Using math/rand for security is the biggest pitfall. math/rand is deterministic. If you seed it with time.Now().UnixNano(), an attacker can guess the seed within a small window. Go 1.22 introduced math/rand/v2. It replaces the old math/rand with a faster, cleaner API. It uses a PCG64 generator. It is still not secure. It is for performance and convenience. The split between secure and non-secure remains.
If you pass a nil slice to rand.Read, you get a panic. The runtime stops with panic: runtime error: invalid memory address or nil pointer dereference. Always allocate the slice before calling Read.
Never use math/rand for secrets. The compiler will not stop you, but an attacker will exploit it.
Performance trade-offs
crypto/rand involves a system call to read from the OS entropy pool. It is slower than math/rand, which generates numbers in memory. If you need a million random numbers for a simulation, crypto/rand will bottleneck. math/rand is the right tool for high-throughput, non-secure workloads.

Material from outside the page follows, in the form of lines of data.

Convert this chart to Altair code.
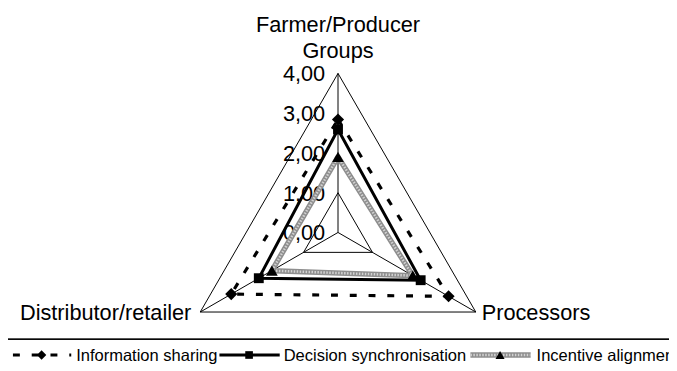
import altair as alt
import pandas as pd

# ---------------- data ----------------
categories = ["Farmer/Producer Groups", "Processors", "Distributor/retailer"]
series_names = ["Information sharing", "Decision synchronisation", "Incentive alignment"]
information_sharing = [2.84, 3.21, 3.10]
decision_synchronisation = [2.59, 2.40, 2.30]
incentive_alignment = [1.90, 2.17, 1.92]
tick_values = [0, 1, 2, 3, 4]
tick_labels = ["0,00", "1,00", "2,00", "3,00", "4,00"]
grid_levels = [1, 4]
axis_max = 4

# ---------------- layout ----------------
angles = [0, 120, 240]
W, H = 669, 363
CX, CY = 334, 225
UNIT = 40.25
FONT = "Liberation Sans"

xs = alt.Scale(domain=[-CX / UNIT, (W - CX) / UNIT], nice=False, zero=False)
ys = alt.Scale(domain=[-(H - CY) / UNIT, CY / UNIT], nice=False, zero=False)
X = alt.X("px:Q", scale=xs, axis=None)
Y = alt.Y("py:Q", scale=ys, axis=None)


def polar(ch):
    return ch.transform_calculate(
        px="datum.value * sin(datum.angle * PI / 180)",
        py="datum.value * cos(datum.angle * PI / 180)",
    )


series_values = [information_sharing, decision_synchronisation, incentive_alignment]
line_rows, point_rows = [], []
for name, vals in zip(series_names, series_values):
    for k, i in enumerate([0, 1, 2, 0]):
        line_rows.append(dict(series=name, angle=angles[i], value=vals[i], ord=k))
    for i in range(3):
        point_rows.append(dict(series=name, category=categories[i], angle=angles[i], value=vals[i]))
lines_df = pd.DataFrame(line_rows)
points_df = pd.DataFrame(point_rows)

grid_rows = []
for lv in grid_levels:
    for k, i in enumerate([0, 1, 2, 0]):
        grid_rows.append(dict(level=lv, angle=angles[i], value=lv, ord=k))
grid_df = pd.DataFrame(grid_rows)

spoke_rows = []
for i in range(3):
    spoke_rows.append(dict(spoke=i, angle=angles[i], value=0, ord=0))
    spoke_rows.append(dict(spoke=i, angle=angles[i], value=axis_max, ord=1))
spoke_df = pd.DataFrame(spoke_rows)

ticks_df = pd.DataFrame(dict(value=tick_values, label=tick_labels, angle=0))
cat_df = pd.DataFrame(dict(category=categories, angle=angles, value=axis_max))

grid = polar(alt.Chart(grid_df)).mark_line(color="black", strokeWidth=1).encode(
    x=X, y=Y, detail="level:N", order="ord:Q")
spokes = polar(alt.Chart(spoke_df)).mark_line(color="black", strokeWidth=1).encode(
    x=X, y=Y, detail="spoke:N", order="ord:Q")

ticks = polar(alt.Chart(ticks_df)).mark_text(
    align="right", baseline="middle", dx=-13, dy=1, fontSize=22, font=FONT, color="black"
).encode(x=alt.X("zero:Q", scale=xs, axis=None), y=Y, text="label:N").transform_calculate(zero="0")

styles = {
    series_names[0]: [dict(color="black", strokeWidth=3.2, strokeDash=[7, 12])],
    series_names[1]: [dict(color="black", strokeWidth=3)],
    series_names[2]: [dict(color="#8e8e8e", strokeWidth=5.5),
                      dict(color="#d2d2d2", strokeWidth=2.5, strokeDash=[1.5, 1.5])],
}
shapes = {series_names[0]: ("diamond", 150), series_names[1]: ("square", 100), series_names[2]: ("triangle-up", 140)}

series_layers = []
for name in series_names:
    for st in styles[name]:
        series_layers.append(
            polar(alt.Chart(lines_df)).transform_filter(alt.datum.series == name)
            .mark_line(**st).encode(x=X, y=Y, order="ord:Q")
        )
marker_layers = []
for name in series_names:
    shp, sz = shapes[name]
    marker_layers.append(
        polar(alt.Chart(points_df)).transform_filter(alt.datum.series == name)
        .mark_point(shape=shp, size=sz, filled=True, color="black", opacity=1)
        .encode(x=X, y=Y)
    )

cat_top = polar(alt.Chart(cat_df)).transform_filter(alt.datum.angle == 0).mark_text(
    align="center", baseline="top", dy=-59, lineBreak=" ", lineHeight=26,
    fontSize=22, font=FONT, color="black").encode(x=X, y=Y, text="category:N")
cat_right = polar(alt.Chart(cat_df)).transform_filter(alt.datum.angle == 120).mark_text(
    align="left", baseline="middle", dx=6, dy=1,
    fontSize=22, font=FONT, color="black").encode(x=X, y=Y, text="category:N")
cat_left = polar(alt.Chart(cat_df)).transform_filter(alt.datum.angle == 240).mark_text(
    align="right", baseline="middle", dx=-9, dy=1,
    fontSize=22, font=FONT, color="black").encode(x=X, y=Y, text="category:N")

# ---------------- legend ----------------
legend_df = pd.DataFrame(dict(series=series_names))
LY = 349
leg_pos = {
    series_names[0]: (5, 64, 34, 69),
    series_names[1]: (214, 275, 244, 279),
    series_names[2]: (468, 529, 498, 535),
}
legend_layers = [
    alt.Chart(legend_df).mark_rule(color="black", strokeWidth=1).encode(
        x=alt.value(0), x2=alt.value(W), y=alt.value(333))
]
for name in series_names:
    x0, x1, xm, xt = leg_pos[name]
    base = alt.Chart(legend_df).transform_filter(alt.datum.series == name)
    for st in styles[name]:
        legend_layers.append(base.mark_rule(**st).encode(
            x=alt.value(x0), x2=alt.value(x1), y=alt.value(LY)))
    shp, sz = shapes[name]
    legend_layers.append(base.mark_point(shape=shp, size=sz * 0.6, filled=True, color="black", opacity=1).encode(
        x=alt.value(xm), y=alt.value(LY)))
    legend_layers.append(base.mark_text(align="left", baseline="middle", fontSize=16.7, font=FONT, color="black").encode(
        x=alt.value(xt), y=alt.value(LY + 1), text="series:N"))

chart = alt.layer(
    grid, spokes, ticks, *series_layers, *marker_layers, cat_top, cat_right, cat_left, *legend_layers
).properties(width=W, height=H, padding=0, autosize="none").configure_view(stroke=None)

chart.save("out.html", embed_options={"renderer": "svg", "actions": False})
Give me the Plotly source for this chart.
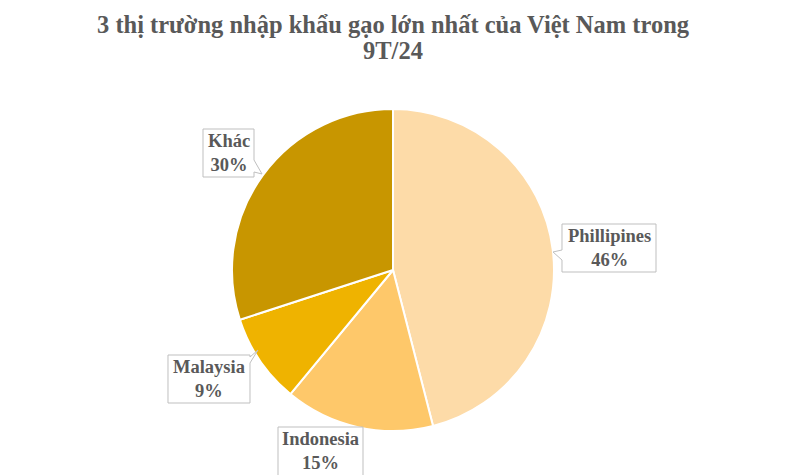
import plotly.graph_objects as go

# Data
markets = ["Phillipines", "Indonesia", "Malaysia", "Khác"]
shares = [46, 15, 9, 30]
colors = ["#FDDBA8", "#FEC86A", "#EFB300", "#C89600"]

W, H = 785, 475
OFF = 8  # page body margin shifts the figure by 8px
CX, CY, R = 393, 270, 161  # pie centre and radius (screen pixels)

# callout boxes (screen pixels): x0, y0, x1, y1, and pointer (side, base_a, base_b, tip_x, tip_y)
boxes = [(562, 224, 656, 272), (278, 427, 363, 482), (168, 355, 250, 403), (203, 129, 254, 177)]
pointers = [("left", 250, 260, 553, 252), None, ("right", 357, 363, 258, 350), ("right", 160, 172, 262, 174)]


def px(x):
    return (x - OFF) / W


def py(y):
    return 1 - (y - OFF) / H


fig = go.Figure(go.Pie(
    labels=markets,
    values=shares,
    sort=False,
    direction="clockwise",
    rotation=0,
    marker=dict(colors=colors, line=dict(color="white", width=2)),
    textinfo="none",
    hoverinfo="label+percent",
    domain=dict(x=[px(CX - R), px(CX + R)], y=[py(CY + R), py(CY - R)]),
    showlegend=False,
))

total = sum(shares)
shapes, annotations = [], []
for name, v, (x0, y0, x1, y1), ptr in zip(markets, shares, boxes, pointers):
    pts = [(x0, y0), (x1, y0)]
    if ptr and ptr[0] == "right":
        _, a, b, tx, ty = ptr
        pts += [(x1, a), (tx, ty), (x1, b)]
    pts += [(x1, y1), (x0, y1)]
    if ptr and ptr[0] == "left":
        _, a, b, tx, ty = ptr
        pts += [(x0, b), (tx, ty), (x0, a)]
    path = "M " + " L ".join(f"{px(x):.5f},{py(y):.5f}" for x, y in pts) + " Z"
    shapes.append(dict(type="path", path=path, xref="paper", yref="paper",
                       fillcolor="white", line=dict(color="#BFBFBF", width=1), layer="above"))
    # box that runs off the bottom edge keeps its text where the reference shows it
    ty_mid = (y0 + y1) / 2 if y1 <= H else 451
    annotations.append(dict(
        x=px((x0 + x1) / 2), y=py(ty_mid),
        xref="paper", yref="paper", xanchor="center", yanchor="middle",
        text=f"<b>{name}<br>{round(v / total * 100)}%</b>",
        showarrow=False,
        font=dict(family="Liberation Serif", size=18.5, color="#595959"),
    ))

# title as two centred lines
title_lines = ["3 thị trường nhập khẩu gạo lớn nhất của Việt Nam trong", "9T/24"]
for i, line in enumerate(title_lines):
    annotations.append(dict(
        x=px(393), y=py(25 + 25 * i), xref="paper", yref="paper",
        xanchor="center", yanchor="middle", showarrow=False,
        text=f"<b>{line}</b>",
        font=dict(family="Liberation Serif", size=24.5, color="#595959"),
    ))

fig.update_layout(
    width=W, height=H,
    margin=dict(l=0, r=0, t=0, b=0),
    paper_bgcolor="white",
    shapes=shapes,
    annotations=annotations,
)

fig.write_html("out.html")
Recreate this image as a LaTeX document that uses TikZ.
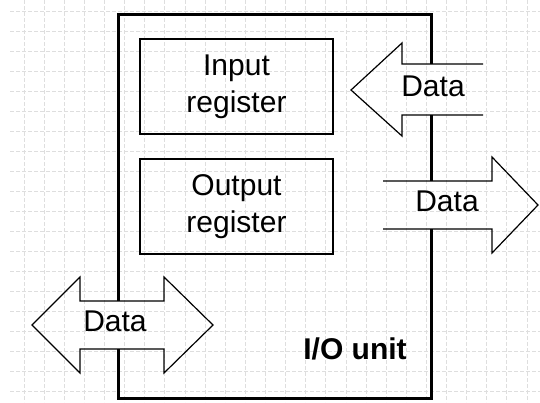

For most applications, the performance difference is negligible. Generating a session token or a nonce happens once per request. The cost is tiny compared to network I/O or database queries. Only profile your code before optimizing randomness. Premature optimization can lead to security bugs.
Trust the entropy pool. It is designed to be fast enough for security use cases.
Decision matrix
Use crypto/rand when you are generating tokens, nonces, salts, or keys for any security-sensitive operation. Use crypto/rand.Read when you need a raw byte slice, such as for a session ID or a random nonce. Use crypto/rand.Int when you need a random integer within a specific range, especially for cryptographic protocols requiring large numbers. Use math/rand when you are writing a game, a simulation, or a shuffle algorithm where predictability does not matter. Use math/rand/v2 when you need fast, non-secure random numbers in modern Go code; it is faster and has a better API than the old math/rand. Use a deterministic seed with math/rand when you need reproducible results for testing or debugging.
Security is not a feature you add later. Pick the right random source from the start.